Tal como a promessa de tornar as águas mais limpas não passou de uma intenção, também a de tornar o ar limpo parece ter ficado por concretizar. Depois de uma análise de dados governamentais e de testes levados a cabo pela agência Reuters, confirma-se que o ar do Rio de Janeiro está tão ou mais poluído como antes da atribuição dos Jogos Olímpicos à cidade carioca, em 2009.
Desde que, em 1980, os cientistas começaram a monitorizar os níveis de material particulado – partículas finas de material sólido ou líquido que ficam suspensas no ar – emitido para a atmosfera e a analisar os seus efeitos na saúde do Homem, o Rio de Janeiro é a cidade anfitriã das Olimpíadas com o segundo valor mais elevado, sendo apenas suplantada pelas realizadas em Pequim, no ano de 2008.
Quando a candidatura do Rio foi submetida, os responsáveis brasileiros garantiram que os níveis de qualidade de ar estavam dentro dos limites estabelecidos pela Organização Mundial de Saúde (OMS).
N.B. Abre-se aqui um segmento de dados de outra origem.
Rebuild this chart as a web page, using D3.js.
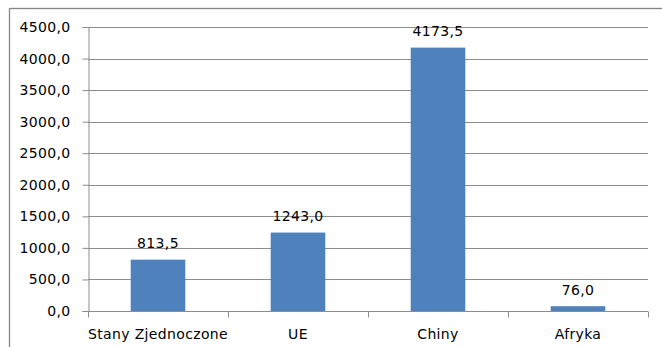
<!DOCTYPE html>
<html>
<head>
<meta charset="utf-8">
<script src="https://cdn.jsdelivr.net/npm/d3@7"></script>
<style>
  html, body { margin: 0; padding: 0; background: #fff; }
  svg { display: block; }
  text { font-family: "DejaVu Sans", Verdana, sans-serif; fill: #000; letter-spacing: 0.35px; }
</style>
</head>
<body>
<svg id="chart" width="662" height="347"></svg>
<script>
// Production by region
const categories = ["Stany Zjednoczone", "UE", "Chiny", "Afryka"];
const values = [813.5, 1243.0, 4173.5, 76.0];
const yTicks = [0, 500, 1000, 1500, 2000, 2500, 3000, 3500, 4000, 4500];

const fmt = v => d3.format(".1f")(v).replace(".", ",");

const svg = d3.select("#chart");
const plot = { left: 88, right: 648, top: 27, bottom: 311 };
const FS = 14;

// outer frame (cut at right and bottom edges)
svg.append("rect")
  .attr("x", 9.5).attr("y", 8.5)
  .attr("width", 700).attr("height", 400)
  .attr("fill", "none").attr("stroke", "#868686").attr("stroke-width", 1.3);

const x = d3.scaleBand().domain(categories).range([plot.left, plot.right]).paddingInner(0.61).paddingOuter(0.305);
const xCat = d3.scaleBand().domain(categories).range([plot.left, plot.right]);
const y = d3.scaleLinear().domain([0, 4500]).range([plot.bottom, plot.top]);

// horizontal gridlines
svg.append("g").selectAll("line").data(yTicks.filter(d => d > 0)).join("line")
  .attr("x1", plot.left).attr("x2", plot.right)
  .attr("y1", d => Math.round(y(d)) + 0.5).attr("y2", d => Math.round(y(d)) + 0.5)
  .attr("stroke", "#8c8c8c").attr("stroke-width", 1);

// y axis
const yAxis = svg.append("g")
  .attr("transform", `translate(${plot.left + 0.5},0)`)
  .call(d3.axisLeft(y).tickValues(yTicks).tickFormat(fmt).tickSize(6).tickPadding(12));
yAxis.select(".domain").attr("stroke", "#8c8c8c");
yAxis.selectAll(".tick line").attr("stroke", "#8c8c8c");
yAxis.selectAll("text").attr("font-size", FS).attr("fill", "#000")
  .attr("font-family", "DejaVu Sans, Verdana, sans-serif");

// x axis with tick marks at category boundaries
const xAxisG = svg.append("g").attr("transform", `translate(0,${Math.round(y(0)) + 0.5})`);
xAxisG.append("line").attr("x1", plot.left).attr("x2", plot.right).attr("stroke", "#8c8c8c");
const bounds = categories.map(c => xCat(c)).concat([plot.right]);
xAxisG.selectAll("line.tk").data(bounds).join("line").attr("class", "tk")
  .attr("x1", d => Math.round(d) + 0.5).attr("x2", d => Math.round(d) + 0.5)
  .attr("y1", 0).attr("y2", 6).attr("stroke", "#8c8c8c");
xAxisG.selectAll("text").data(categories).join("text")
  .attr("x", d => xCat(d) + xCat.bandwidth() / 2)
  .attr("y", 27)
  .attr("text-anchor", "middle")
  .attr("font-size", FS)
  .text(d => d);

// bars
svg.append("g").selectAll("rect").data(values).join("rect")
  .attr("x", (d, i) => x(categories[i]))
  .attr("width", x.bandwidth())
  .attr("y", d => y(d))
  .attr("height", d => y(0) - y(d))
  .attr("fill", "#4f81bd");

// value labels
svg.append("g").selectAll("text").data(values).join("text")
  .attr("x", (d, i) => x(categories[i]) + x.bandwidth() / 2)
  .attr("y", d => y(d) - 11.5)
  .attr("text-anchor", "middle")
  .attr("font-size", FS)
  .text(d => fmt(d));
</script>
</body>
</html>
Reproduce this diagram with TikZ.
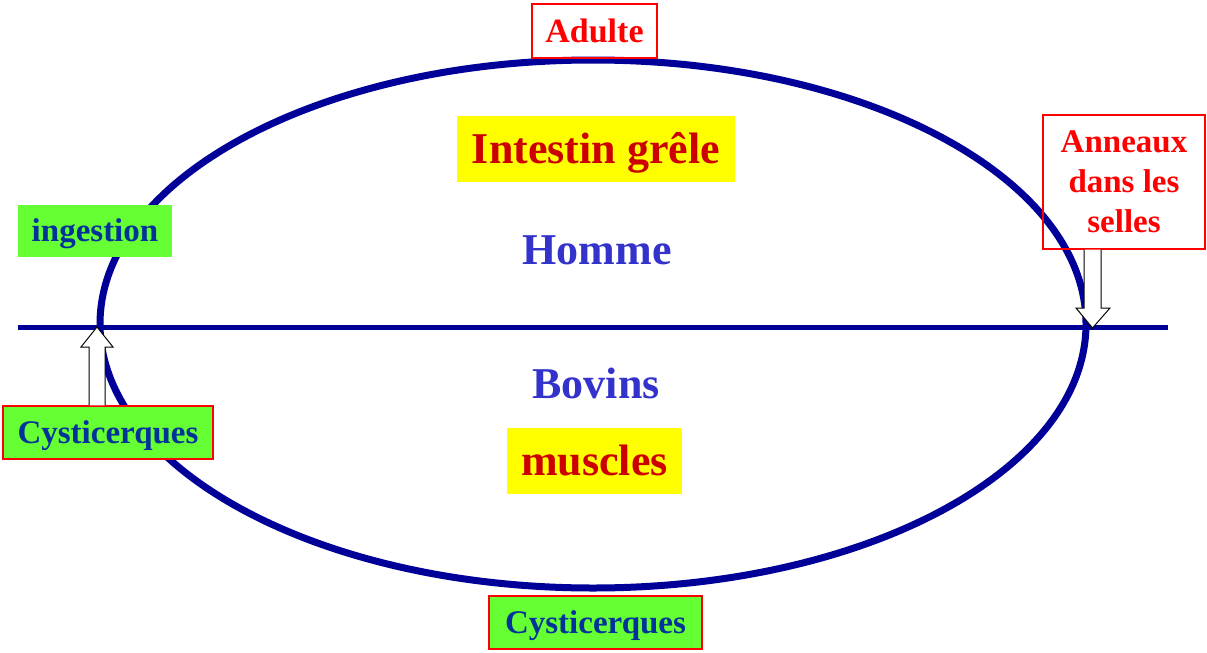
\documentclass[tikz,border=0pt]{standalone}
\usepackage{fontspec}
\setmainfont{Liberation Serif}
\usetikzlibrary{calc}
\definecolor{ellblue}{HTML}{000099}
\definecolor{txtblue}{HTML}{3333CC}
\definecolor{dkblue}{HTML}{003399}
\definecolor{dkred}{HTML}{CC0000}
\definecolor{lgreen}{HTML}{66FF33}
\definecolor{yel}{HTML}{FFFF00}
\definecolor{rd}{HTML}{FF0000}
\begin{document}
\begin{tikzpicture}[x=1pt,y=-1pt,
 box/.style={inner sep=0pt, align=center, text depth=0pt},
 greenbox/.style={box, fill=lgreen, text=dkblue, text height=21.5pt, font=\bfseries\fontsize{33}{40}\selectfont},
 redframe/.style={draw=rd, line width=1.3pt},
 yelbox/.style={box, fill=yel, text=dkred, text height=29pt, font=\bfseries\fontsize{44}{48}\selectfont},
 host/.style={text=txtblue, font=\bfseries\fontsize{44}{48}\selectfont, anchor=base},
 blockarrow/.style={draw=black, fill=white, line width=1pt, line join=miter}]
\useasboundingbox (0,0) rectangle (1207,653);
\draw[ellblue, line width=7pt] (593,324) ellipse [x radius=493, y radius=264];
\draw[ellblue, line width=5pt] (18,327) coordinate (lA) -- (1168,327) coordinate (lB);

\node[box, redframe, text=rd, text height=22.5pt, minimum width=125, minimum height=54, font=\bfseries\fontsize{34}{40}\selectfont] (adulte) at (594.5,31) {Adulte};
\node[yelbox, minimum width=278, minimum height=66] (intestin) at (596,148.5) {Intestin grêle};
\node[host] (homme) at (597,264) {Homme};
\node[host] (bovins) at (596,398) {Bovins};
\node[yelbox, minimum width=175, minimum height=66] (muscles) at (594.5,461) {muscles};
\node[greenbox, minimum width=154, minimum height=52] (ingestion) at (95,231) {ingestion};
\node[greenbox, redframe, minimum width=210, minimum height=53] (cystL) at (108,432.5) {Cysticerques};
\node[greenbox, redframe, minimum width=213, minimum height=53] (cystB) at (595.5,622.5) {Cysticerques};
\node[redframe, text=rd, inner sep=0pt, align=center, minimum width=162, minimum height=134, font=\bfseries\fontsize{33}{40}\selectfont] (anneaux) at (1124,182) {Anneaux\\dans les\\selles};

\draw[blockarrow] ($(cystL.north)+(-19,0)$) -- (89,347) -- (81,347) -- (97,327) -- (113,347) -- (105,347) -- ($(cystL.north)+(-3,0)$);
\draw[blockarrow] ($(anneaux.south)+(-40,0)$) -- (1084,308) -- (1076,308) -- (1092.5,328) -- (1110,308) -- (1101,308) -- ($(anneaux.south)+(-23,0)$);
\end{tikzpicture}
\end{document}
Mas os registos de material particulado (MP), um dos poluentes mais perigosos, já há muitos anos que excedem os limites definidos pela OMS para a emissão deste poluente para o ar.
A sua presença ar aumenta a probabilidade de contrair doenças no sistema respiratório ou circulatório. E milhares de pessoas no Rio de Janeiro morrem na sequências de complicações respiratórias ou cardíacas devido à poluição. Paulo Saldiva, diretor do Laboratório de Poluição Atmosférica Experimental da Faculdade de Medicina da Universidade de São Paulo e antigo membro do comité da OMS – que definiu limites mais estritos para a emissão de poluentes para o ar no ano de 2006 -, classificou o ar da cidade de Rio de Janeiro como “ar não olímpico”. O especialista considera até que esta poluição é uma ameaça maior para os atletas do que a verificada nas águas do Rio de Janeiro, uma vez que “ninguém é obrigado a beber água da Baía de Guanabara, mas necessita de respirar o ar do Rio de Janeiro”.
Esta poluição no ar é, na sua maioria, causada pela emissão de gases de escape por parte dos cerca de 2,7 milhões de veículos que atravessam as estradas da cidade maravilhosa, de acordo com o Instituto Estadual do Ambiente do Rio de Janeiro (INEA). Os dados da agência ambiental do estado mostram que, desde 2008, os níveis de material particulado no ar do Rio de Janeiro têm sido quase sempre três vezes superiores ao limite anual de 20 estabelecido pela OMS.
Enquanto Paulo Saldiva diz que a poluição causada por materiais particulados é “a que mais danos faz à saúde por ser dos poluentes mais perigosos”, Tania Braga, responsável pela sustentabilidade e legado destes Jogos Olímpicos, defende que “a qualidade do ar não pode ser simplesmente julgada pelos dados da emissão de material particulado”, salientando que “as emissões de gases como o dióxido e o monóxido de carbono estão dentro dos limites estabelecidos pela OMS”.
Ao estimar a mortalidade causada pela poluição no ar através de métodos estabelecidos pela OMS, Saldiva calcula que cerca de 5.400 pessoas morreram na zona da área metropolitana do Rio de Janeiro, em 2014, devido a complicações respiratória. Este é o ano com dados mais recentes disponibilizados pelo INEA, que se recusou a dar acesso à Reuters aos números de 2015 e aos primeiros seis meses deste ano.
De 2010 a 2014, segundo o INEA, o nível de PM no Rio de Janeiro rondou sempre os 52 PM por metro cúbico de ar, quando o limite da OMS é de 20. Jamie Mullins, professor de economia de recursos naturais na Universidade do Massachussets-Amtherst, concluiu num estudo, com base em resultados de mais de 600 mil atletas americanos, que por cada 10 unidades de PM acima do limite da OMS o rendimento do atleta caía em 0,2%.
Em testes realizados pela Reuters no Estádio Olímpico, cujos resultados foram agora divulgados, foi possível perceber que o nível de PM na área circundante se localiza nos 65, abaixo do nível de 82 registado em 2008 na cidade de Pequim. Contudo, muitos especialistas vieram questionar os dados fornecidos pelo INEA, que são obtidos através de 64 estações de monitorização espalhadas pelo Rio de Janeiro, das quais a grande maioria são propriedade de empresas privadas poluentes.